In his first major policy announcement since securing a majority government, Prime Minister Mark Carney has declared a temporary suspension of the federal excise tax on gasoline, diesel, and aviation fuel. The move comes less than twenty-four hours after a decisive night of byelection victories in Ontario and Quebec, which shifted the balance of power in the House of Commons and provided the Prime Minister with a clear mandate to pursue his economic agenda.

Addressing Cost-of-Living Concerns

The suspension of the tax is viewed by many political analysts as a strategic response to the rising cost of living that has dominated recent political discourse. By removing the federal levy—currently set at 10 cents per litre for gasoline and 4 cents per litre for diesel—the administration aims to provide immediate financial relief to households and the logistics sector. Carney emphasized that the measure is intended to curb inflationary pressures and stimulate consumer spending as the country navigates a complex global economic landscape.

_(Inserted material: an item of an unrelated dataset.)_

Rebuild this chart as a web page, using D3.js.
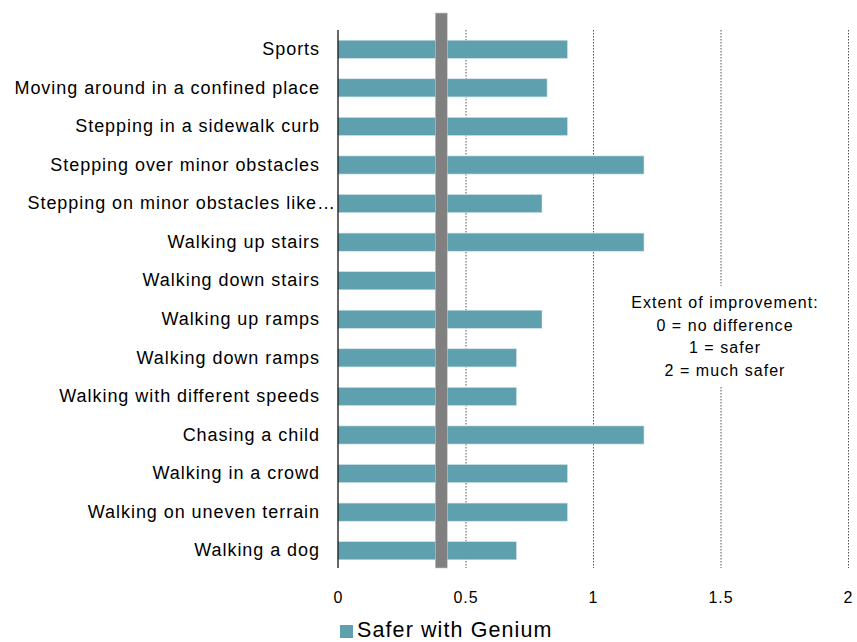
<!DOCTYPE html>
<html><head><meta charset="utf-8">
<script src="https://cdn.jsdelivr.net/npm/d3@7"></script>
<style>body{margin:0;background:#fff}svg{display:block}text{font-family:"Liberation Sans",Arial,sans-serif;fill:#000}</style>
</head><body><svg id="c" width="857" height="642"></svg>
<script>
const categories = ["Sports","Moving around in a confined place","Stepping in a sidewalk curb","Stepping over minor obstacles","Stepping on minor obstacles like…","Walking up stairs","Walking down stairs","Walking up ramps","Walking down ramps","Walking with different speeds","Chasing a child","Walking in a crowd","Walking on uneven terrain","Walking a dog"];
const values = [0.9,0.82,0.9,1.2,0.8,1.2,0.4,0.8,0.7,0.7,1.2,0.9,0.9,0.7];
const tickValues = [0,0.5,1,1.5,2];
const tickLabels = ["0","0.5","1","1.5","2"];
const referenceValue = [0.405];
const seriesName = "Safer with Genium";
const noteLines = ["Extent of improvement:","0 = no difference","1 = safer","2 = much safer"];

const svg = d3.select("#c");
const pLeft = 338, pRight = 848, pTop = 30, pBottom = 570;
const x = d3.scaleLinear().domain([0,2]).range([pLeft,pRight]);
const y = d3.scaleBand().domain(categories).range([pTop,pBottom]).paddingInner(0.53).paddingOuter(0.265);

// gridlines
svg.append("g").selectAll("line").data(tickValues.slice(1)).join("line")
  .attr("x1",d=>x(d)+0.5).attr("x2",d=>x(d)+0.5).attr("y1",pTop).attr("y2",pBottom-2)
  .attr("stroke","#555").attr("stroke-width",1).attr("stroke-dasharray","1.5,1.5");

// bars
svg.append("g").selectAll("rect").data(categories).join("rect")
  .attr("x",x(0)).attr("y",d=>y(d)).attr("height",y.bandwidth())
  .attr("width",(d,i)=>x(values[i])-x(0))
  .attr("fill","#5ea0ae").attr("stroke","#cfe3e7").attr("stroke-width",0.6);

// axis line
svg.append("line").attr("x1",x(0)).attr("x2",x(0)).attr("y1",pTop).attr("y2",pBottom-2)
  .attr("stroke","#000").attr("stroke-width",1.2);

// reference line
svg.append("g").selectAll("rect").data(referenceValue).join("rect")
  .attr("x",d=>x(d)-6).attr("width",12).attr("y",13).attr("height",pBottom-2-13)
  .attr("fill","#808080").attr("stroke","#c8c8c8").attr("stroke-width",0.6);

// category labels
const yAxis = d3.axisLeft(y).tickSize(0).tickPadding(18);
const ya = svg.append("g").attr("transform",`translate(${x(0)},0)`).call(yAxis);
ya.select(".domain").remove();
ya.selectAll("text").style("font-size","18px").style("letter-spacing","0.95px")
  .style("font-family","'Liberation Sans',Arial,sans-serif").attr("fill","#000")
  .attr("dx", d => d.endsWith("…") ? 16 : 0);

// x axis
const xAxis = d3.axisBottom(x).tickValues(tickValues).tickFormat((d,i)=>tickLabels[i]).tickSize(0).tickPadding(22);
const xa = svg.append("g").attr("transform",`translate(0,${pBottom})`).call(xAxis);
xa.select(".domain").remove();
xa.selectAll("text").style("font-size","16px").style("letter-spacing","1px")
  .style("font-family","'Liberation Sans',Arial,sans-serif").attr("fill","#000");

// note
const nx = 725;
svg.append("rect").attr("x",nx-100).attr("y",286).attr("width",200).attr("height",100).attr("fill","#fff");
svg.append("g").selectAll("text").data(noteLines).join("text")
  .attr("x",nx).attr("y",(d,i)=>308+i*22.5).attr("text-anchor","middle")
  .style("font-size","16px").style("letter-spacing","1.05px").text(d=>d);

// legend
svg.append("rect").attr("x",340).attr("y",625).attr("width",13).attr("height",13).attr("fill","#5ea0ae");
svg.append("text").attr("x",357).attr("y",637).style("font-size","21.5px").style("letter-spacing","1.1px").text(seriesName);
</script></body></html>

Economic Impact and Aviation Support

The inclusion of aviation fuel in the tax suspension is a notable addition, signaling a commitment to supporting the domestic travel and tourism industries. Airline industry leaders have long called for tax reform to remain competitive with international markets. However, the move is not without its critics; some environmental groups argue that lowering fuel costs could undermine carbon reduction goals, while fiscal hawks express concern regarding the temporary loss of federal revenue. The Prime Minister’s Office has indicated that the suspension will remain in place while the government conducts a broader review of the federal fiscal framework.